## Start Entries shown
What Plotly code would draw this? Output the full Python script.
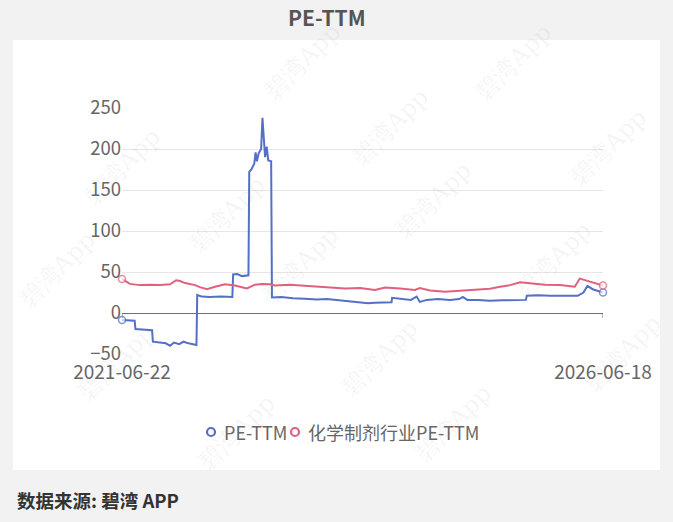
import plotly.graph_objects as go

# ---- data ----
pe_dates = ["2021-06-22", "2021-07-15", "2021-08-09", "2021-08-12", "2021-09-10", "2021-10-14",
            "2021-10-17", "2021-11-10", "2021-12-05", "2021-12-21", "2022-01-05", "2022-01-25",
            "2022-02-10", "2022-03-01", "2022-03-20", "2022-03-31", "2022-04-03", "2022-04-20",
            "2022-05-20", "2022-07-01", "2022-08-14", "2022-08-17", "2022-09-01", "2022-09-20",
            "2022-10-14", "2022-10-17", "2022-10-25", "2022-11-05", "2022-11-10", "2022-11-15",
            "2022-11-22", "2022-12-01", "2022-12-06", "2022-12-10", "2022-12-16", "2022-12-22",
            "2022-12-28", "2023-01-08", "2023-01-11", "2023-02-15", "2023-04-01", "2023-05-15",
            "2023-07-01", "2023-08-07", "2023-10-01", "2023-12-01", "2024-01-10", "2024-02-04",
            "2024-04-08", "2024-04-10", "2024-05-15", "2024-06-20", "2024-07-12", "2024-07-24",
            "2024-08-20", "2024-10-01", "2024-11-15", "2024-12-20", "2025-01-03", "2025-01-20",
            "2025-03-01", "2025-04-15", "2025-06-01", "2025-08-30", "2025-09-02", "2025-10-15",
            "2025-12-01", "2026-02-01", "2026-03-14", "2026-04-05", "2026-04-20", "2026-05-10",
            "2026-06-18"]
pe_values = [-8.5, -9, -9.5, -19.5, -20, -21,
             -35, -36, -37, -40, -36, -38,
             -35, -37, -38, -39, 22, 20,
             19.5, 20, 19.5, 47, 47.5, 45,
             46, 172, 175, 182, 196, 185,
             195, 200, 238, 215, 190, 203,
             186, 185, 19, 19.5, 18, 17.5,
             16.5, 17, 15.5, 14, 12, 12.5,
             13, 18.5, 17, 16, 20, 13.5,
             16, 17, 16, 17, 19.5, 16,
             16, 15, 15.5, 16, 21, 21.5,
             21, 20.5, 21, 25, 33, 29,
             25]

ind_dates = ["2021-06-22", "2021-07-07", "2021-07-22", "2021-08-29", "2021-10-06", "2021-11-13",
             "2021-12-21", "2022-01-13", "2022-01-28", "2022-02-16", "2022-03-26", "2022-04-13",
             "2022-05-10", "2022-06-09", "2022-07-17", "2022-08-24", "2022-09-12", "2022-10-08",
             "2022-11-08", "2022-12-04", "2023-01-04", "2023-01-23", "2023-03-20", "2023-06-04",
             "2023-08-19", "2023-10-15", "2023-12-11", "2024-02-05", "2024-03-14", "2024-05-10",
             "2024-07-06", "2024-07-24", "2024-09-01", "2024-10-28", "2024-12-23", "2025-02-18",
             "2025-04-16", "2025-05-24", "2025-07-01", "2025-08-08", "2025-09-15", "2025-11-10",
             "2026-01-06", "2026-03-03", "2026-03-22", "2026-04-29", "2026-06-18"]
ind_values = [41.5, 38, 35.5, 34, 34.5, 34,
              35, 40, 39, 36.5, 34, 31.5,
              29, 32, 35, 33.5, 32, 30,
              34.5, 35.5, 35, 33.5, 34.5, 33,
              32, 30, 30.5, 28, 31, 30,
              28, 30.5, 27.5, 26, 27, 28,
              29.5, 32, 34, 37.5, 36, 34.5,
              34, 32, 42, 38, 33.5]

series_names = ["PE-TTM", "化学制剂行业PE-TTM"]
y_ticks = [-50, 0, 50, 100, 150, 200, 250]
x_tick_text = ["2021-06-22", "2026-06-18"]

BLUE = "#5470c6"
RED = "#e0607e"
FONT = "Noto Sans CJK SC, Open Sans, sans-serif"

# pixel -> paper helpers (plot area: x 122..603, y 108..354)
def px(x):
    return (x - 122) / 481

def py(y):
    return (354 - y) / 246

def end_sizes(n):
    return [7 if i in (0, n - 1) else 0 for i in range(n)]

fig = go.Figure()
for dates, vals, color, name in [(pe_dates, pe_values, BLUE, series_names[0]),
                                 (ind_dates, ind_values, RED, series_names[1])]:
    fig.add_trace(go.Scatter(
        x=dates, y=vals, mode="lines+markers", name=name, showlegend=False, cliponaxis=False,
        line=dict(color=color, width=2),
        marker=dict(size=end_sizes(len(vals)), color="white", line=dict(color=color, width=1.6)),
        hoverinfo="skip"))

# white panel
fig.add_shape(type="rect", xref="paper", yref="paper", x0=px(13), x1=px(660), y0=py(470), y1=py(40),
              fillcolor="white", line=dict(width=0), layer="below")
# small end ticks on the zero axis line
for d in (pe_dates[0], pe_dates[-1]):
    fig.add_shape(type="line", xref="x", yref="y", x0=d, x1=d, ysizemode="pixel", yanchor=0,
                  y0=0, y1=-5, line=dict(color="#6e7079", width=1))

# legend (custom, compact like the original)
legend_items = [(211, 222, BLUE, series_names[0]), (295, 306, RED, series_names[1])]
annots = []
for cx, tx, color, name in legend_items:
    fig.add_shape(type="circle", xref="paper", yref="paper", xsizemode="pixel", ysizemode="pixel",
                  xanchor=px(cx), yanchor=py(432), x0=-4, x1=4, y0=-4, y1=4,
                  line=dict(color=color, width=2.2), fillcolor="white")
    annots.append(dict(x=px(tx), y=py(432), xref="paper", yref="paper", xanchor="left", yanchor="middle",
                       text=name, showarrow=False, font=dict(size=18, color="#666666", family=FONT)))

watermarks = [(255, 15), (560, 15), (75, 120), (390, 80), (655, 100),
              (180, 215), (480, 200), (10, 270), (300, 265), (600, 260),
              (70, 410), (380, 405), (670, 400), (190, 480), (500, 470)]
for wx, wy in watermarks:
    annots.append(dict(x=px(wx), y=py(wy), xref="paper", yref="paper", text="碧湾App", showarrow=False,
                       textangle=-45, font=dict(size=24, color="rgba(150,150,150,0.10)",
                                                family="DejaVu Serif, serif")))

annots.append(dict(x=px(327), y=py(17), xref="paper", yref="paper", xanchor="center", yanchor="middle",
                   text="<b>PE-TTM</b>", showarrow=False, font=dict(size=21, color="#555555", family=FONT)))
annots.append(dict(x=px(15), y=py(500), xref="paper", yref="paper", xanchor="left", yanchor="middle",
                   showarrow=False, text="<b>数据来源: 碧湾 APP</b>",
                   font=dict(size=18.5, color="#333333", family=FONT)))

fig.update_layout(
    width=673, height=522,
    margin=dict(l=122, r=70, t=108, b=168),
    paper_bgcolor="#f2f2f2", plot_bgcolor="white",
    font=dict(family=FONT, size=18, color="#666666"),
    showlegend=False,
    xaxis=dict(type="date", range=[pe_dates[0], pe_dates[-1]], tickvals=[pe_dates[0], pe_dates[-1]],
               ticktext=x_tick_text, showgrid=False, zeroline=False, showline=False, ticks="",
               ticklabelstandoff=5, tickfont=dict(size=19, color="#666666")),
    yaxis=dict(range=[-50, 250], tickvals=y_ticks, showgrid=True, gridcolor="#e6e6e6",
               zeroline=True, zerolinecolor="#6e7079", zerolinewidth=1, showline=False, ticks="",
               tickfont=dict(size=18.5, color="#666666")),
    annotations=annots,
)

fig.write_html("out.html")
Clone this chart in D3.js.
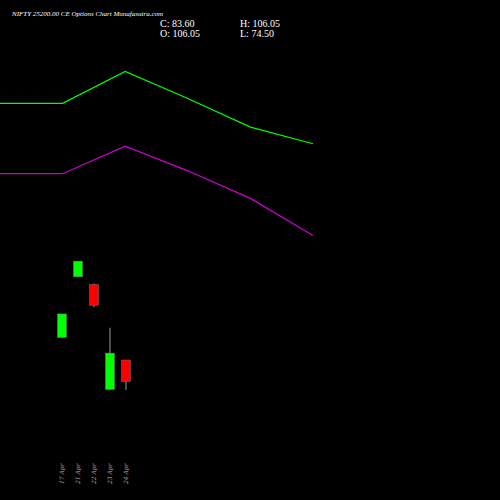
<!DOCTYPE html>
<html><head><meta charset="utf-8">
<script src="https://cdn.jsdelivr.net/npm/d3@7"></script>
<style>body{margin:0;background:#000}svg{display:block}</style>
</head><body><div id="c"></div>
<script>
const dates = ["17 Apr", "21 Apr", "22 Apr", "23 Apr", "24 Apr"];
const opens = [129.7, 193.6, 185.4, 75.1, 106.05];
const highs = [154.5, 210.0, 186.4, 140.0, 106.05];
const lows = [129.7, 193.6, 161.6, 75.1, 74.5];
const closes = [154.5, 210.0, 163.7, 113.3, 83.6];
const greenLine = [376.0, 376.0, 409.5, 381.0, 351.0, 333.5];
const purpleLine = [302.0, 302.0, 331.0, 305.0, 276.0, 237.0];

const width = 500, height = 500;
const svg = d3.select("#c").append("svg").attr("width", width).attr("height", height);
svg.append("rect").attr("width", width).attr("height", height).attr("fill", "#000");

const y = d3.scaleLinear().domain([106.05, 74.5]).range([360, 390]);
const x = d3.scalePoint().domain(dates).range([62, 126]);
const xl = d3.scaleLinear().domain([0, 5]).range([0, 313]);

const line = d3.line().x((d, i) => xl(i)).y(d => y(d));
svg.append("path").attr("d", line(greenLine)).attr("fill", "none").attr("stroke", "#00ff00").attr("stroke-width", 1.2);
svg.append("path").attr("d", line(purpleLine)).attr("fill", "none").attr("stroke", "#cc00cc").attr("stroke-width", 1.2);

const data = dates.map((d, i) => ({d, o: opens[i], h: highs[i], l: lows[i], c: closes[i]}));
svg.selectAll("line.w").data(data).join("line")
  .attr("x1", d => x(d.d)).attr("x2", d => x(d.d))
  .attr("y1", d => y(d.h)).attr("y2", d => y(d.l))
  .attr("stroke", "#999").attr("stroke-width", 1);
svg.selectAll("rect.b").data(data).join("rect")
  .attr("x", d => x(d.d) - 4.5).attr("width", 9)
  .attr("y", d => y(Math.max(d.o, d.c)))
  .attr("height", d => Math.abs(y(d.o) - y(d.c)))
  .attr("fill", d => d.c >= d.o ? "#00ff00" : "#ff0000")
  .attr("stroke", "#777").attr("stroke-width", 0.5);

svg.selectAll("text.x").data(dates).join("text")
  .attr("transform", d => `translate(${x(d) + 2},484) rotate(-90)`)
  .attr("fill", "#aaa").attr("font-size", 6).attr("font-family", "DejaVu Serif")
  .attr("font-style", "italic").text(d => d);

const t = svg.append("g").attr("font-family", "Liberation Serif").attr("fill", "#fff");
t.append("text").attr("x", 12).attr("y", 16).attr("font-size", 7).attr("font-style", "italic")
  .text("NIFTY 25200.00 CE Options  Chart Munafasutra.com");
t.append("text").attr("x", 160).attr("y", 27).attr("font-size", 10).text("C: 83.60");
t.append("text").attr("x", 160).attr("y", 37).attr("font-size", 10).text("O: 106.05");
t.append("text").attr("x", 240).attr("y", 27).attr("font-size", 10).text("H: 106.05");
t.append("text").attr("x", 240).attr("y", 37).attr("font-size", 10).text("L: 74.50");
</script></body></html>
## End Entries shown
* Exercise goal
Exactly restate the lines from the beginning of the data through the line with "import plotly.graph_objects as go", and no others, keeping pictures out.

* Task response
What Plotly code would draw this? Output the full Python script.
import plotly.graph_objects as go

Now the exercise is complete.